While these texts when viewed individually demonstrate something about the diversity of the Church’s members, reading them together demonstrates that the Church is a unity of holiness. This means that each class (clerical, religious, or lay) has and exercises different responsibilities. Nonetheless, the call to holiness requires that all disciples—clerical, religious, or lay—must seek the virtue of love and perfect it. Living a well-grounded life based on the sacraments is an important step in responding to the call to holiness, in being faithful to one’s discipleship, and in nurturing and defending the nature of the Church.

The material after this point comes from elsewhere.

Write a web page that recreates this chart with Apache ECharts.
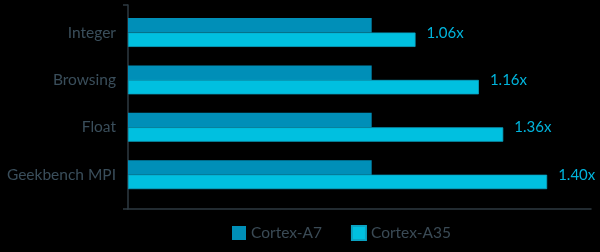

The Church and her members also need a requisite measure of freedom to accept and exercise these rights and duties. Here we must turn to the Declaration on Religious Liberty, Dignitatis Humane Personae (DH), to understand as best we can the role of freedom in the nature of the Church which is the means by which her members exercise their prudent judgment to seek the truth and justice by which the Church exists in the temporal world. Significantly, it is this text which asserts that “the one true religion subsists in the Catholic and Apostolic Church” by which God spreads this religion among all people. But the freedom of which the Council Fathers spoke is not simply individual, it must also be a freedom of the Community—the Church, the People of God, the Body of Christ. The freedom, then, that properly belongs to the Church is not private, rather, it is one that must be exercised in public for the individual believer and for the community of believers, i.e., the Church. It would be contrary to the nature of the Church if one or some of her members take and defend a position, internally or externally to the community of believers, that brings harm to the rest of the community or any of its members. This would not be an exercise of freedom or conscience, but it would be a threat that undermines the Body of Christ and antithetical to the nature of the Church.